#9726[PD router] Why do we not abort decode request if prefill request failed?

I Want to Work on This Issue

sglang

sgl-project

SGLang is a fast serving framework for large language models and vision language models.

Issue Details

about 1 month ago

slin1237

router

View on GitHub

datdo-msft

opened about 1 month ago

Author

Hi,

I'm reading the pd_router.rs code and in execute_dual_dispatch_internal(), if we don't need the logprobs, we simply only wait for the decode response and send the prefill response to a background worker for draining. My question is how come we don't want to drop the decode future/response when the prefill request fails first (ie, with status code >= 400)?
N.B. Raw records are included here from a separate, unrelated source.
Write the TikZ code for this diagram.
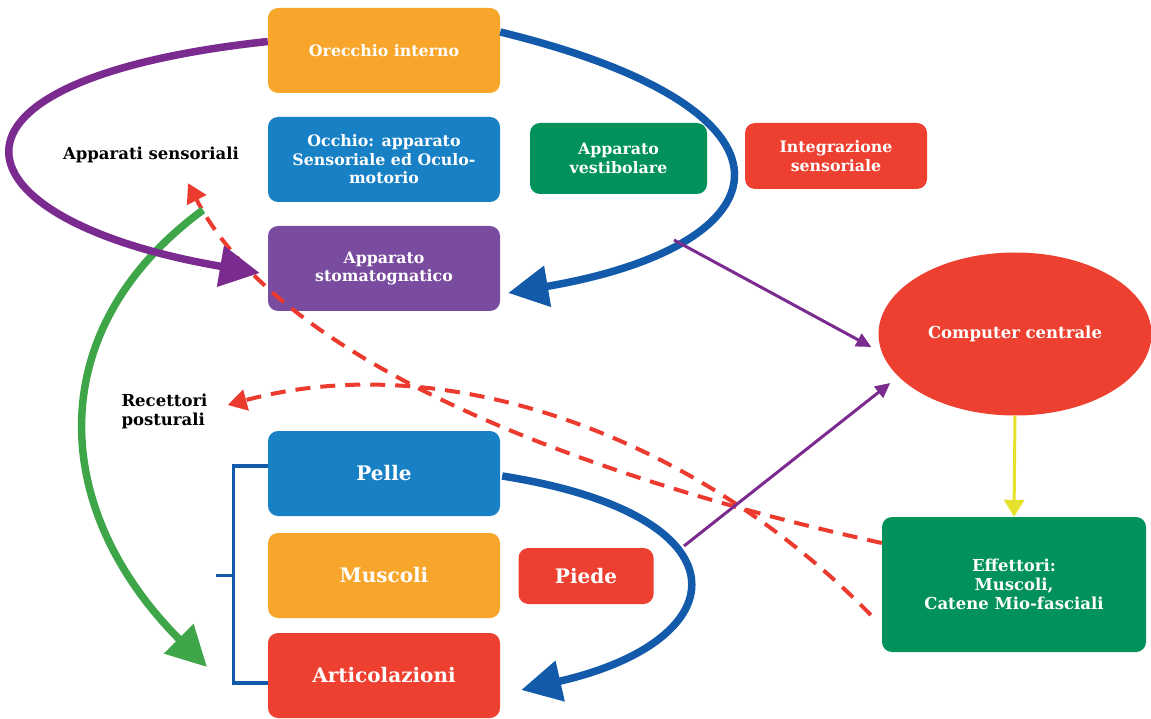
\documentclass[tikz,border=0pt]{standalone}
\usepackage{fontspec}
\setmainfont{DejaVu Serif}
\usetikzlibrary{arrows.meta,shapes.geometric}
\definecolor{cOrange}{HTML}{F8A62B}
\definecolor{cBlue}{HTML}{1880C5}
\definecolor{cPurpleBox}{HTML}{7A4C9F}
\definecolor{cGreen}{HTML}{00925A}
\definecolor{cRed}{HTML}{EE4031}
\definecolor{aPurple}{HTML}{7B2B8F}
\definecolor{aBlue}{HTML}{135BAA}
\definecolor{aGreen}{HTML}{3EA648}
\definecolor{aYellow}{HTML}{E6E22C}
\definecolor{aRed}{HTML}{EC3B2E}
\begin{document}
\begin{tikzpicture}[x=1pt,y=-1pt,
  box/.style={rounded corners=10pt, minimum width=232pt, minimum height=85pt, text=white, align=center, inner sep=0pt, font=\fontsize{15.8}{18.5}\selectfont\bfseries},
  bigbox/.style={box, font=\fontsize{20}{23}\selectfont\bfseries},
  lbl/.style={text=black, align=left, inner sep=0pt, font=\fontsize{16.5}{19}\selectfont\bfseries},
  thickarrow/.style={line width=7.5pt, -{Triangle[length=40pt,width=40pt]}},
  thinarrow/.style={line width=3pt, -{Triangle[length=15pt,width=14pt]}},
  dasharrow/.style={line width=4pt, dash pattern=on 15pt off 10pt, aRed, -{Triangle[length=19pt,width=21pt]}},
  bracketline/.style={line width=3.3pt, aBlue},
]
\useasboundingbox (0,0) rectangle (1151,719);
% nodes
\node[box, fill=cOrange] (ore) at (384,50.5) {Orecchio interno};
\node[box, fill=cBlue] (occ) at (384,159.5) {Occhio: apparato\\Sensoriale ed Oculo-\\motorio};
\node[box, fill=cPurpleBox] (sto) at (384,268.5) {Apparato\\stomatognatico};
\node[box, fill=cGreen, minimum width=177pt, minimum height=71pt] (ves) at (618.5,158.5) {Apparato\\vestibolare};
\node[box, fill=cRed, minimum width=182pt, minimum height=66pt] (int) at (836,156) {Integrazione\\sensoriale};
\node[ellipse, fill=cRed, minimum width=273pt, minimum height=163pt, inner sep=0pt, text=white, font=\fontsize{16.5}{19}\selectfont\bfseries] (cc) at (1015,334) {Computer centrale};
\node[box, fill=cGreen, minimum width=264pt, minimum height=135pt, font=\fontsize{16.5}{18.8}\selectfont\bfseries] (eff) at (1014,584.5) {Effettori:\\Muscoli,\\Catene Mio-fasciali};
\node[bigbox, fill=cBlue] (pel) at (384,473.5) {Pelle};
\node[bigbox, fill=cOrange] (mus) at (384,575.5) {Muscoli};
\node[bigbox, fill=cRed] (art) at (384,675.5) {Articolazioni};
\node[bigbox, fill=cRed, minimum width=135pt, minimum height=56pt] (pie) at (586,576) {Piede};
\node[lbl] (aps) at (151,155) {Apparati sensoriali};
\node[lbl] (rec) at (164.5,411) {Recettori\\posturali};
% coordinates
\coordinate (g0) at (203,210);
\coordinate (g1) at (207,667);
\coordinate (p1) at (674,240);
\coordinate (p2) at (684,546);
% dashed
\draw[dasharrow] ([yshift=41.5pt]eff.west) .. controls (640,490) and (290,380) .. ([xshift=37pt,yshift=-20pt]aps.south);
\draw[dasharrow] ([xshift=-11pt,yshift=-30.5pt]eff.west) .. controls (700,440) and (450,345) .. ([xshift=20pt,yshift=6pt]rec.east);
% bracket
\draw[bracketline] ([yshift=7.5pt]pel.west) -- ++(-34,0) |- ([yshift=-7.5pt]art.west);
\draw[bracketline] ([xshift=-34pt]mus.west) -- ++(-18,0);
% thick arrows
\draw[thickarrow, aGreen] (g0) .. controls (40,330) and (50,510) .. (g1);
\draw[thickarrow, aPurple] ([yshift=9pt]ore.west) .. controls (-90,80) and (-50,220) .. ([xshift=-8pt,yshift=-4.5pt]sto.west);
\draw[thickarrow, aBlue] ([yshift=18.5pt]ore.east) .. controls (820,110) and (790,245) .. ([xshift=8pt,yshift=-24.5pt]sto.east);
\draw[thickarrow, aBlue] ([xshift=2pt,yshift=-2.5pt]pel.east) .. controls (750,515) and (740,640) .. ([xshift=21pt,yshift=-14.5pt]art.east);
% thin arrows
\draw[thinarrow, aPurple] (p1) -- ([xshift=-7pt,yshift=-13pt]cc.west);
\draw[thinarrow, aPurple] (p2) -- ([xshift=12pt,yshift=-49pt]cc.west);
\draw[thinarrow, aYellow, -{Triangle[length=17pt,width=20pt]}] (cc.south) -- (eff.north);
\end{tikzpicture}
\end{document}
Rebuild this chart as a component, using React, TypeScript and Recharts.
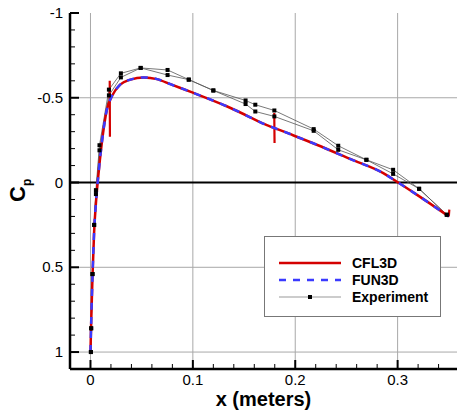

Since if the prefill request fails first, it is most likely if not guaranteed that the decode request will also fail right?

This would be important in the case where the prefill server has timed out on a request waiting for the decode server to bootstrap (ie, BOOTSTRAP_TIMEOUT is reached on prefill), while the decode server is still waiting for more memory to free up to allocate kv cache before it can bootstrap. As a result, say the BOOTSTRAP timeout is 2min and it takes the decode server 10min to go from PreAlloc state to TransferQueue state, then we'd be waiting for at least 10min before the decode server fails the request (since the prefill already timed out a long time ago). Instead, if we fail/drop the decode request when we detected the failed prefill request, we don't have to do any further waiting.

cc @slin1237